Douglas Johnston has written a wonderful reflection on the (somehow anachronistic) comeback of paper-based systems in the realm of personal productivity. I couldn’t agree more, but I keep wondering why is it so appealing to so many (geekish) people now? Obviously many have always been using some sort of analog system anyway, many have been switching back and forth, but currently the usage of paper seems to have gained some sort of sublime quality it didn’t – and somehow couldn’t – have before.

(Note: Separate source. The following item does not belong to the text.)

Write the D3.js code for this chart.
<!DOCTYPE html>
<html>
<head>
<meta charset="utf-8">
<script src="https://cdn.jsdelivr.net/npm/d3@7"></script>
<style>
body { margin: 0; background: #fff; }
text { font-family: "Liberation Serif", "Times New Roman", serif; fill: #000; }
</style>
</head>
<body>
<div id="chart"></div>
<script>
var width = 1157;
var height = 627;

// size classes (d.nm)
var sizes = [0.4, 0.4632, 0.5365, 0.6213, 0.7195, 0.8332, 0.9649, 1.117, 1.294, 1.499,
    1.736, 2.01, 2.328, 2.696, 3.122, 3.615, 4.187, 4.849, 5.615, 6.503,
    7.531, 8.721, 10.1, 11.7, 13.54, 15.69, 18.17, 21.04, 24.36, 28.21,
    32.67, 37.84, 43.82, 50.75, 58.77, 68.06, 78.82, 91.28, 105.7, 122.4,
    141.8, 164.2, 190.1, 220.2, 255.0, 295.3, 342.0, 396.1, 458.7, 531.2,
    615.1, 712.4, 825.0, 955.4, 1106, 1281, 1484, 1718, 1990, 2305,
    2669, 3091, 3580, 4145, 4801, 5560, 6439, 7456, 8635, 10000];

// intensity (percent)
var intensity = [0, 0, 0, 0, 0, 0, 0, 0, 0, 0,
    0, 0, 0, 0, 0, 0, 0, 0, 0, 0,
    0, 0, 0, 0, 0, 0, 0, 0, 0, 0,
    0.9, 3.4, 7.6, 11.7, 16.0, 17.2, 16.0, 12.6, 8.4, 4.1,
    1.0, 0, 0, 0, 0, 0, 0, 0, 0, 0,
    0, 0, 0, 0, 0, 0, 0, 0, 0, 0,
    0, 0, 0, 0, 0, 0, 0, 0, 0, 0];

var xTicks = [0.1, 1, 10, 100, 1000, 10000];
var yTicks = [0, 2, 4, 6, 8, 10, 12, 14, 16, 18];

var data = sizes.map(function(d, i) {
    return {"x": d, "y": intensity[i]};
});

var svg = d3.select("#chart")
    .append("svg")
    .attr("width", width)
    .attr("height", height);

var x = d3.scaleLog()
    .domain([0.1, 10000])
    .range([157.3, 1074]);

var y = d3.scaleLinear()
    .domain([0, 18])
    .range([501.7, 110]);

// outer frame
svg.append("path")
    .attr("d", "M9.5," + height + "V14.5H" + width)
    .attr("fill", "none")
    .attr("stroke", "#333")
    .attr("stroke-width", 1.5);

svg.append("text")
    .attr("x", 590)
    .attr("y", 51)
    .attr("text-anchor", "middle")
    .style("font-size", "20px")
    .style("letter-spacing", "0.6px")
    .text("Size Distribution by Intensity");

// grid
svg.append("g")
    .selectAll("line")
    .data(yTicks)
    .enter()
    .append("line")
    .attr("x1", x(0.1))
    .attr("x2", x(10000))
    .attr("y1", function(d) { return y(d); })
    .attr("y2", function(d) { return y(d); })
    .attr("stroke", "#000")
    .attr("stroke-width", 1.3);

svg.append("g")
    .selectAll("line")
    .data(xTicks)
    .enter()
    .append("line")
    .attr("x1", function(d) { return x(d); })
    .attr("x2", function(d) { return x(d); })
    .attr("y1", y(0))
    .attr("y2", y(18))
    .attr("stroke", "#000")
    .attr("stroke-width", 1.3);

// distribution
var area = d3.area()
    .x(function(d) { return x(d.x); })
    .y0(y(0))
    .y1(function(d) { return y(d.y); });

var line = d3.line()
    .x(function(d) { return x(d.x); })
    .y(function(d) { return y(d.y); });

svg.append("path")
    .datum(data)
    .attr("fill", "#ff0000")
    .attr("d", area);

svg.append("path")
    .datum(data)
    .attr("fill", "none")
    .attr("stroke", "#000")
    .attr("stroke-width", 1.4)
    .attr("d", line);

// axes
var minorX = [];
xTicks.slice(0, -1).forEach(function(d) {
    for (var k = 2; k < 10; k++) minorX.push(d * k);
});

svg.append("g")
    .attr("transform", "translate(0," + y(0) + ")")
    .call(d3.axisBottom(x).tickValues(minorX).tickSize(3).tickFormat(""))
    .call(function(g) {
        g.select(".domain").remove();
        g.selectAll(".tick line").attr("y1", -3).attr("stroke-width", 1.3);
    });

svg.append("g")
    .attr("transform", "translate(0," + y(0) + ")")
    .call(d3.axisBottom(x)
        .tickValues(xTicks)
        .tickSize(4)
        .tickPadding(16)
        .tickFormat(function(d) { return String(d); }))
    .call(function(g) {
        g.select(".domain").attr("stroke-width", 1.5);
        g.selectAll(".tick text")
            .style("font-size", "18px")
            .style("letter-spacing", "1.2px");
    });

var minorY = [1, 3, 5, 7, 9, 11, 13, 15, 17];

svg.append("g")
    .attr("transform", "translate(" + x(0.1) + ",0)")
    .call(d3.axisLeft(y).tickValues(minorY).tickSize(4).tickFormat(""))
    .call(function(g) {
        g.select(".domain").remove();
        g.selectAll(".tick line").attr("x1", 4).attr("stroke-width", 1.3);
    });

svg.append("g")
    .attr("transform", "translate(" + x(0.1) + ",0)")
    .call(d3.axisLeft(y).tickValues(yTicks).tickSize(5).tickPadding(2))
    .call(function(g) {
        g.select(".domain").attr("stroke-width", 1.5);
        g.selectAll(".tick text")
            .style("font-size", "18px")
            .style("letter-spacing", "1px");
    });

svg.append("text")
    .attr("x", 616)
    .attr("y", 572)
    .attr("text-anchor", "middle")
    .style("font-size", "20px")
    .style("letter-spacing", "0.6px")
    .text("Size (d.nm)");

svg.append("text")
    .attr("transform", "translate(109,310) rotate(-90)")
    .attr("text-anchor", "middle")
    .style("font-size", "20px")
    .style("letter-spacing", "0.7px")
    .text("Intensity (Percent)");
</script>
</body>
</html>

The best explanation I came up with is the simplicity of paper (with a certain longing for simplicity being a quite recent theme) combined with the intrinsic hackability of paper. O’Reilly kicked of/popularized hacking basically everything in its ongoing series, and paper is a extremely rewarding medium to hack (the time to market when you hack it is minimal, you come up with an idea and just implement it; the switching costs between hacks usually are negligible;…)

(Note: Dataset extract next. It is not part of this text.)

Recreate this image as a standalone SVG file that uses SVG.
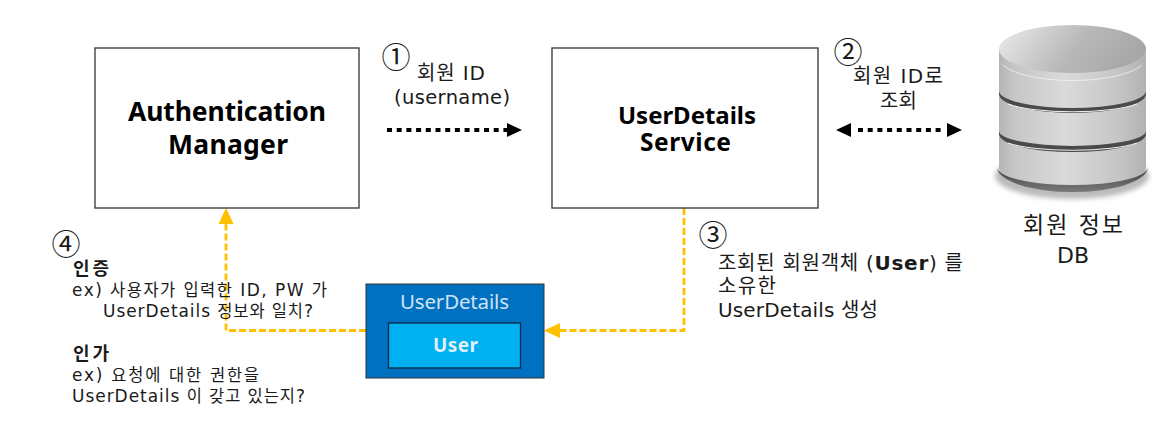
<svg xmlns="http://www.w3.org/2000/svg" width="1165" height="421" viewBox="0 0 1165 421">
<style>
text{font-family:"DejaVu Sans","Noto Sans CJK KR",sans-serif;fill:#1a1a1a}
.box{fill:#fff;stroke:#333;stroke-width:1.3}
.title{font-family:"Noto Sans","Noto Sans CJK KR",sans-serif;font-weight:700;fill:#000}
.m{font-size:20px}
.s{font-size:17px}
.l{font-size:20px}
.h{font-size:16.5px}
.n{font-family:"Noto Sans CJK KR",sans-serif;font-size:29px;text-anchor:middle}
.k{font-family:"Noto Sans CJK KR","DejaVu Sans",sans-serif;font-weight:700;font-size:18px}
.dot{fill:none;stroke:#000;stroke-width:4;stroke-dasharray:5 4.7}
.dash{fill:none;stroke:#ffc000;stroke-width:2.8;stroke-dasharray:7 3}
.yh{fill:#ffc000}
.band{fill:#4a4a4a}
.hl{fill:none;stroke:#f2f2f2;stroke-width:1}
</style>
<defs>
<linearGradient id="side" x1="0" x2="1" y1="0" y2="0">
<stop offset="0" stop-color="#b4b4b4"/><stop offset=".1" stop-color="#c6c6c6"/><stop offset=".45" stop-color="#dadada"/><stop offset=".8" stop-color="#c6c6c6"/><stop offset="1" stop-color="#b2b2b2"/>
</linearGradient>
<linearGradient id="top" x1="0" x2="1" y1="0" y2=".25">
<stop offset="0" stop-color="#ececec"/><stop offset=".6" stop-color="#b8b8b8"/><stop offset="1" stop-color="#a8a8a8"/>
</linearGradient>
<linearGradient id="bot" x1="0" x2="0" y1="0" y2="1">
<stop offset="0" stop-color="#3f3f3f"/><stop offset="1" stop-color="#7a7a7a"/>
</linearGradient>
<filter id="bl" x="-10%" y="-50%" width="120%" height="200%"><feGaussianBlur stdDeviation="2.5"/></filter>
</defs>

<g id="connectors">
<path class="dot" d="M387 130H507"/>
<path d="M507 123L522 130L507 137Z"/>
<path class="dot" d="M858 130H945"/>
<path d="M851 123L836 130L851 137Z"/>
<path d="M947 123L962 130L947 137Z"/>
<path class="dash" d="M684 208V330.5H558"/>
<path class="yh" d="M544 330.5L560 323V338Z"/>
<path class="dash" d="M366 330.5H226V222"/>
<path class="yh" d="M226 208L233.5 224H218.5Z"/>
</g>

<g id="auth-manager">
<rect class="box" x="95" y="48" width="264" height="160"/>
<text class="title" x="128" y="121" font-size="26.5" textLength="198">Authentication</text>
<text class="title" x="168" y="154" font-size="26.5" textLength="120">Manager</text>
</g>

<g id="user-details-service">
<rect class="box" x="552" y="48" width="266" height="160"/>
<text class="title" x="618" y="124" font-size="24" textLength="138">UserDetails</text>
<text class="title" x="640" y="151" font-size="24.5" textLength="91">Service</text>
</g>

<g id="step1">
<text class="n" x="396" y="68">①</text>
<text class="m" x="417" y="80" textLength="68">회원 ID</text>
<text class="m" x="394" y="104" textLength="116" style="font-size:19.5px">(username)</text>
</g>

<g id="step2">
<text class="n" x="848" y="63">②</text>
<text class="m" x="853" y="83" textLength="90">회원 ID로</text>
<text class="m" x="880" y="108" textLength="37">조회</text>
</g>

<g id="db">
<ellipse cx="1072" cy="176" rx="77" ry="23" fill="#777" opacity=".5" filter="url(#bl)"/>
<path d="M999 49V168A73.5 22 0 0 0 1146 168V49Z" fill="url(#side)"/>
<path d="M997 167A75 18 0 0 0 1148 167A75 25 0 0 1 1072.5 192A75 25 0 0 1 997 167Z" fill="url(#bot)"/>
<path class="hl" d="M1003 65A73.5 23 0 0 0 1142 65" stroke-opacity=".8"/>
<ellipse cx="1072.5" cy="49" rx="73.5" ry="24" fill="url(#top)"/>
<path class="band" d="M999 91A73.5 17 0 0 0 1146 91V94A73.5 19 0 0 1 1072.5 113A73.5 19 0 0 1 999 94Z"/>
<path class="hl" d="M1008 104A73.5 15 0 0 0 1137 104"/>
<path class="band" d="M999 131A73.5 15 0 0 0 1146 131V134A73.5 18 0 0 1 1072.5 152A73.5 18 0 0 1 999 134Z"/>
<path class="hl" d="M1008 143A73.5 14 0 0 0 1137 143"/>
<text x="1023" y="233" font-size="23" textLength="100">회원 정보</text>
<text x="1057" y="263" font-size="22" textLength="32">DB</text>
</g>

<g id="step3">
<text class="n" x="713" y="246">③</text>
<text class="l" x="718" y="270" textLength="245">조회된 회원객체 (<tspan font-weight="700">User</tspan>) 를</text>
<text class="l" x="718" y="293" textLength="58">소유한</text>
<text class="l" x="718" y="317" textLength="160">UserDetails 생성</text>
</g>

<g id="user-details">
<rect x="366" y="284" width="178" height="94" fill="#0070c0" stroke="#333" stroke-width="1"/>
<text x="400" y="309" font-size="20.5" textLength="109" style="font-family:'Noto Sans',sans-serif;fill:#cfe3f5">UserDetails</text>
<g id="user">
<rect x="388.5" y="323" width="132" height="45" fill="#00b0f0" stroke="#0c2a45" stroke-width="1.3"/>
<text x="433" y="352" font-size="19" font-weight="700" textLength="45" style="font-family:'Noto Sans',sans-serif;fill:#dff2fb">User</text>
</g>
</g>

<g id="step4">
<text class="n" x="66" y="255">④</text>
<text class="k" x="73" y="275" textLength="36">인증</text>
<text class="s" x="72" y="296" textLength="255">ex) <tspan class="h">사용자가 입력한</tspan> ID, PW <tspan class="h">가</tspan></text>
<text class="s" x="103" y="317" textLength="210">UserDetails <tspan class="h">정보와 일치</tspan>?</text>
<text class="k" x="73" y="360" textLength="36">인가</text>
<text class="s" x="72" y="381" textLength="187">ex) <tspan class="h">요청에 대한 권한을</tspan></text>
<text class="s" x="72" y="402" textLength="233">UserDetails <tspan class="h">이 갖고 있는지</tspan>?</text>
</g>
</svg>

Merlin Mann’s Hipster PDA can be seen as a reference implementation containing the fundamental building blocks of a paper based productivity system, and a lot of people jumped in and did their own interpretations (DIY Planner, Hipster Mini, PAD …). Some of these techniques can be observed as they evolve as photostreams on flickr (e.g. see jazzmasterson’s Getting Things Done with Index Cards – the first series on GTD on flickr, or photos tagged with gtd or hipsterpda).